Я очень рад, что они ведут себя именно таким, а не каким-нибудь другим способом. Если бы они, эти подземные источники, меня сторонились, я бы всерьёз задумался о переезде. Но им — я смею так думать, — нравится со мною общаться: возможно, оттого, что я сам их неистово полюбил с первой же минуты знакомства, а может быть, и по другой причине. Ничего, что мои стихи стали напоминать апулийские песни, где слово “fontana” открывает хит-парад ключевых образов. Так даже лучше: мне давно не хватало новых героев.
Были времена, когда я задавался вопросом: кто они, герои моих писаний? Они вообще там есть? И, если сделать ещё один шаг вперёд: какими героями населён тот эпос, в котором я живу? — а живу я совершенно точно в эпосе, а не в лирической поэме, не в плутовском романе, не в трагедии, не в фарсе и не в философском эссе. Возможно, эпос мой поздний и немного подражательный — позднеримский, например, или византийский, — но может статься, что и наоборот: древнейший, не сохранившийся в записи. В те времена, — к моему счастью, прошедшие, — я ещё подвергался инерции стороннего мнения; вот кто-то сказал, что эпический герой непременно должен быть человеком, да не всяким, а этаким шахтёром с советского монумента, вылепленным весомо и грубо, марширующим по земле уверенными шагами, — так, что стёкла в сервантах дрожат, — а я начал спрашивать себя: где у меня такие герои? И далеко не сразу я понял, что у Гомера-то всё не так. У него каждая волна — героиня, герой и морской полип, с которым сравнил слепой хиосец ободранные о скалы Одиссеевы руки; звёзды и зори, песчинки и пчёлы, колонны царских мегаронов и склонённые над водой древесные ветви — все они герои, равнобожественные и равновеликие людям-героям, но и последние вовсе не обязаны соответствовать фетишам власти и силы: героями были и младенец Астианакт, и дурачок Эльпенор.
Потом я понял и ещё одну вещь: мы слишком часто — и в литературе, и в жизни, — подменяем героев фигурами. Разница между этими двумя очень проста, но сформулировать её не так-то легко; ещё сложнее ухватить её в реальной ткани бытия: фигуры очень часто надевают на себя костюмы героев, а герои иногда ведут себя так неприметно, что их несложно спутать с фигурами.
Герой сущностен, фигура иллюстративна; герой от автора почти не зависит, фигура же верно служит его интересам. Герой выполняет то предназначение, которое было ему дано мирозданием — или никакого предназначения не выполняет, — а фигура старательно разыгрывает сценки, прописанные авторской ограниченностью.

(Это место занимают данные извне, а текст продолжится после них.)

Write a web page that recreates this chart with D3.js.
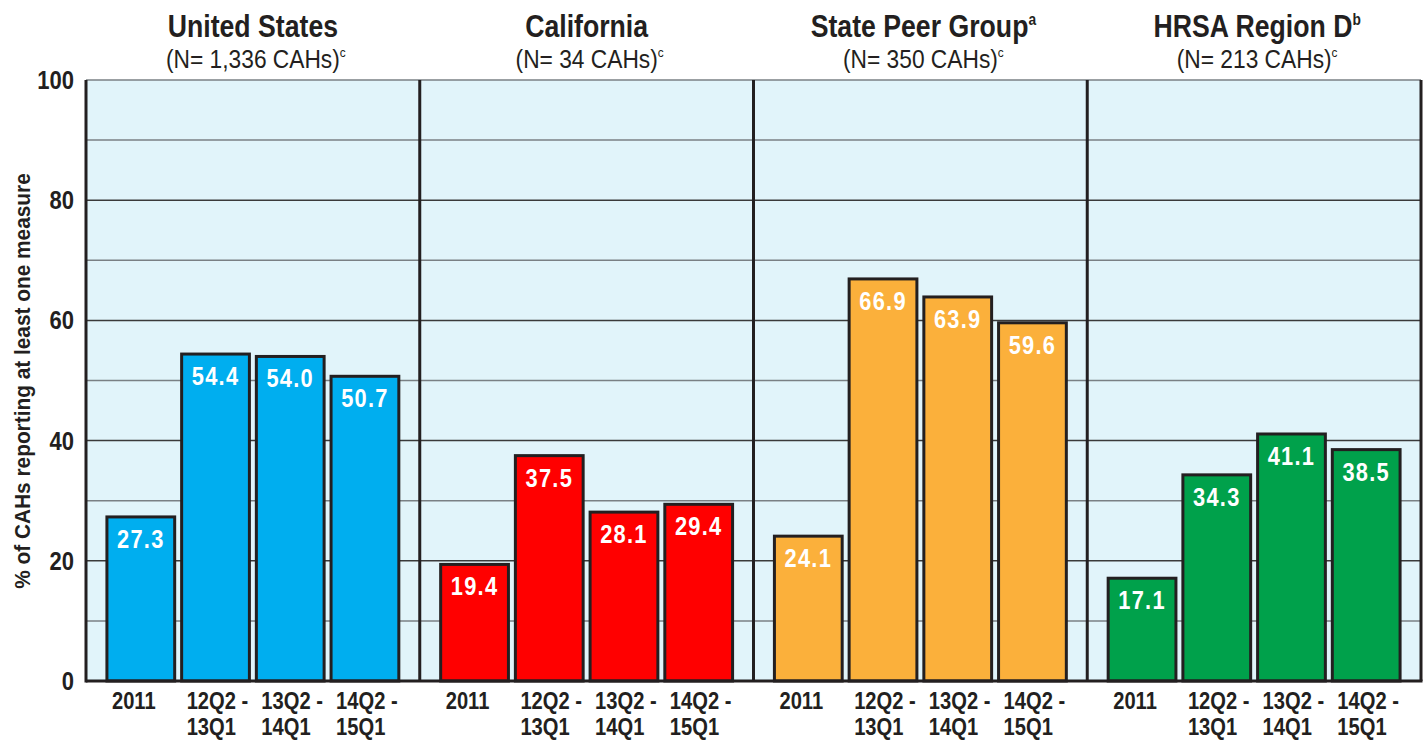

Быть героем значит не более и не менее, чем быть собой, неповторимым и цельным, но так крепко сидящим в необозримой мозаике космоса, что никая чужая воля тебя оттуда не выковыряет; быть фигурой — значит позволить другим отчуждать твою самость, разменять жизнь на функцию, органическое единство со всем существующим заменить механическим крепежом.
У Гоголя и галушка — герой. У Пелевина же, например, нет ни одного героя — только фигуры.

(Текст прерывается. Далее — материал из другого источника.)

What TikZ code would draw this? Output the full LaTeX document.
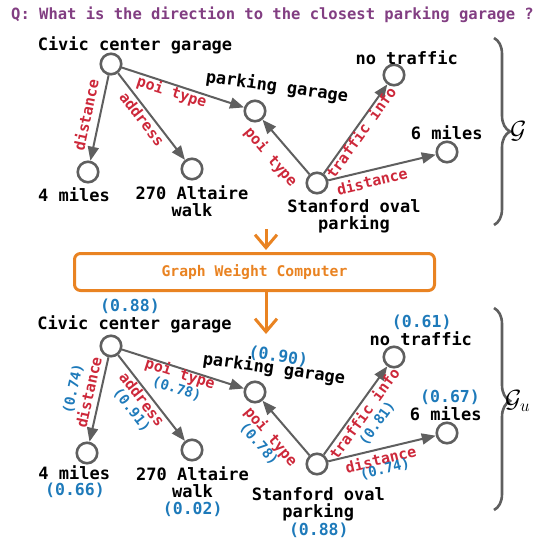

Мне всегда нравилось — и сейчас нравится тоже, — оставлять для главного героя пустое место: пусть мир скажет о нём больше, чем он мог сказать бы сам.
Наше время любит фигуры и не приветствует героев. Быть может, причиной тому так называемая “медийность”, шоу-культура, а быть может, ещё что-нибудь, но эфир пестрит фигурами, всяк вещает о том, как офигуриться побыстрее, как подороже себя продавать, и других голосов почти не расслышать. Не знаю, себя ли продают они в конечном итоге — или уже не себя, а заказное изделие, тщательно согласованное с запросами публики, — но маркетинг в сферу моих интересов никогда не входил. Я ищу героев и нахожу их в таком изобилии, что на фигуры времени не остаётся.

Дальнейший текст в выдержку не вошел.